Nora Eckert, The Wall Street Journal
Sri Lanka
The nation of Sri Lanka is in turmoil after the resignation of its prime minister and a serious debt problem. Sri Lanka’s fiscal fortunes were wracked by the pandemic, as the country relies on tourism — which generated $4 billion in 2018 — but tourism pretty much evaporated during the pandemic. The fiscal and governmental crisis and subsequent fuel and food shortages have only made matters worse: The expectation was that Sri Lanka would make about $2 billion this year from tourism, but arrivals bottomed out in April. While tourism generated $626 million from January to April, arrivals in April collapsed to 62,980 visitors compared to 106,500 in March, and the Tourist Hotels Association of Sri Lanka said that 80 percent of bookings have been cancelled.
Mercury
Mercury is weird; the planet is too dense compared to other rocky worlds, and its core takes up the vast bulk of the volume of the planet. One theory as to why this is goes that Mercury was once a larger world with a nice juicy mantle just like all the other rocky worlds in the solar system, but a few billion years ago it got slammed by a large object that ripped off its outer layers and left the dense nugget of a world we have today. This theory is especially interesting, because it would open up the possibility that some of those chunks of Mercury eventually got onto the Earth. There are 70,000 meteorites that have been gathered around the world, most of which are from asteroids, but over 500 are from the moon and 300 are from Mars. So, why not Mercury? One class of meteorites — aubrites, which number about 80 — are pale and low in oxygen and have long been thought to at least resemble the kind of conditions that might have been seen on Mercury in the early solar system, and new missions to Mercury will endeavor to explore connections between the aubrites and Mercury’s compositions.
Jonathan O’Callaghan, The New York Times
Farms
Bands of sea lions have been breaking into aquaculture facilities off the coast of Vancouver Island, devouring the farmed salmon to the point that conservationists are legitimately worried about the health of the sea lions.

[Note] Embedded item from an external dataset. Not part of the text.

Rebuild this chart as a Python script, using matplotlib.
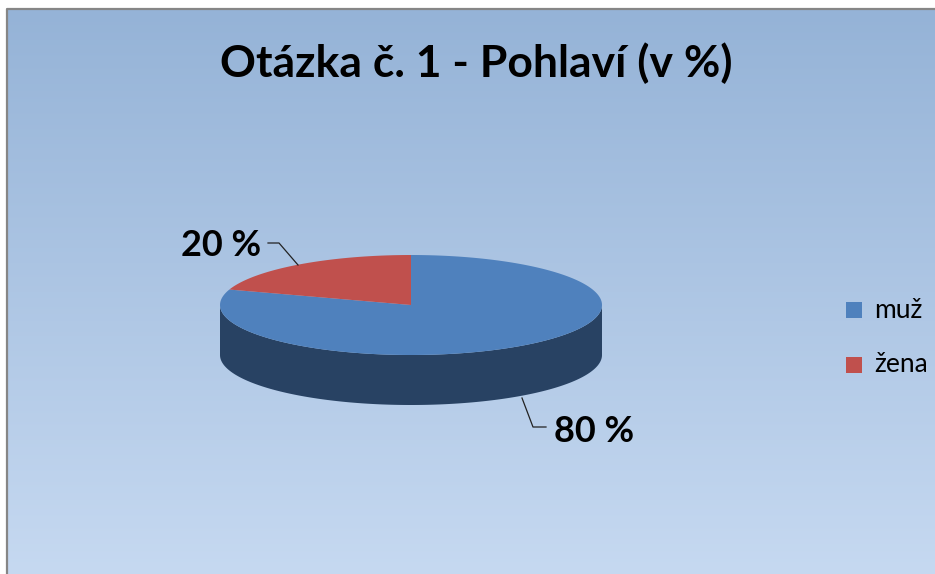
import numpy as np
from matplotlib import pyplot as plt
from matplotlib.patches import Polygon, Rectangle
from matplotlib.colors import LinearSegmentedColormap


# Data
title = 'Otázka č. 1 - Pohlaví (v %)'
labels = ['muž', 'žena']
values = [80, 20]
top_colors = ['#4F81BD', '#C0504D']
side_colors = ['#284263', '#7A2F2D']

# Layout (pixels, y downwards)
W, H = 935, 574
cx, cy = 411, 305      # centre of the top face
rx, ry = 191, 50       # ellipse radii
depth = 50             # height of the pie side
start = 90             # first slice starts at 12 o'clock, goes clockwise


def pt(t, dy=0):
  t = np.radians(t)
  return cx + rx * np.cos(t), cy - ry * np.sin(t) + dy


def arc(a0, a1, dy=0, n=200):
  ts = np.linspace(a0, a1, n)
  return [pt(t, dy) for t in ts]


fig = plt.figure(figsize=(W / 100, H / 100), dpi=100)
ax = fig.add_axes([0, 0, 1, 1])
ax.set_xlim(0, W)
ax.set_ylim(H, 0)
ax.axis('off')

# chart area with vertical gradient
grad = np.linspace(0, 1, 256).reshape(-1, 1)
cmap = LinearSegmentedColormap.from_list('bg', ['#95B3D7', '#C6D9F1'])
ax.imshow(grad, cmap=cmap, aspect='auto', extent=[7, W + 1, H + 1, 9], zorder=0)
ax.plot([7, 7, W + 1], [H + 1, 9, 9], color='#868686', lw=1.6, zorder=1)

# slice angle ranges
total = sum(values)
spans = []
a = start
for v in values:
  a1 = a - v / total * 360
  spans.append((a1, a))
  a = a1

# sides (only the front half, -180..0, is visible)
for (lo, hi), col in zip(spans, side_colors):
  for k in (-360, 0, 360):
    s0, s1 = max(lo + k, -180), min(hi + k, 0)
    if s0 < s1:
      poly = arc(s0, s1) + arc(s1, s0, dy=depth)
      ax.add_patch(Polygon(poly, closed=True, fc=col, ec='none', zorder=2))

# top faces
for (lo, hi), col in zip(spans, top_colors):
  poly = [(cx, cy)] + arc(lo, hi)
  ax.add_patch(Polygon(poly, closed=True, fc=col, ec='none', zorder=3))

# data labels with leader lines
font = ['Lato', 'DejaVu Sans']
ax.plot([268, 279, 298], [243, 243, 265], color='#222222', lw=0.9, zorder=4)
ax.text(221, 245, f'{values[1]} %', ha='center', va='center', fontsize=26,
        fontweight='bold', family=font, zorder=5)
ax.plot([522, 533, 546], [398, 427, 427], color='#222222', lw=0.9, zorder=4)
ax.text(594, 432, f'{values[0]} %', ha='center', va='center', fontsize=26,
        fontweight='bold', family=font, zorder=5)

# title
ax.text(476, 63, title, ha='center', va='center', fontsize=32, fontweight='bold',
        family=font, zorder=5)

# legend
for i, (lab, col) in enumerate(zip(labels, top_colors)):
  y = 310 + i * 55
  ax.add_patch(Rectangle((846, y - 8), 16, 16, fc=col, ec='none', zorder=5))
  ax.text(874, y, lab, ha='left', va='center', fontsize=19, family=font, zorder=5)

fig.savefig('out.png', dpi=100)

Approximately a dozen sea lions broke into two facilities operated by Cermaq, a Japanese-owned company that operates aquaculture facilities. The fear is that the sea lions may get tangled in the nets after feasting on the salmon contained within, a fate that has befallen dozens of sea lions since 2007. The first breach happened in March, when two dozen sea lions got into the Rant Point farm, and the second happened in May, when on the 12th about 10 sea lions were seen inside the farm’s netting just having the time of their life. They can eat 6 percent of their body weight per day. The sea lions obtained entrance into the nets by jumping over the stanchions, and operators said they did not have any difficulty escaping.
Roofs
Florida is in the midst of a property insurance crisis related to roofs, which have been the target of scammers. Typically, contractors will go door to door pitching roof replacement to Floridians, saying they can get insurance to pay, and then the contractors will file fraudulent damage claims and sue the insurance company, usually winning and then driving insurance costs up for everyone. The insurance industry’s net losses exceeded $1 billion in Florida in 2021, and many are getting out of the state: Eight insurance companies operating in the state have gone out of business since 2021, and the rest are hiking rates 15 percent to 96 percent, with the Insurance Information Institute estimating that average premiums in Florida will rise 40 percent this year.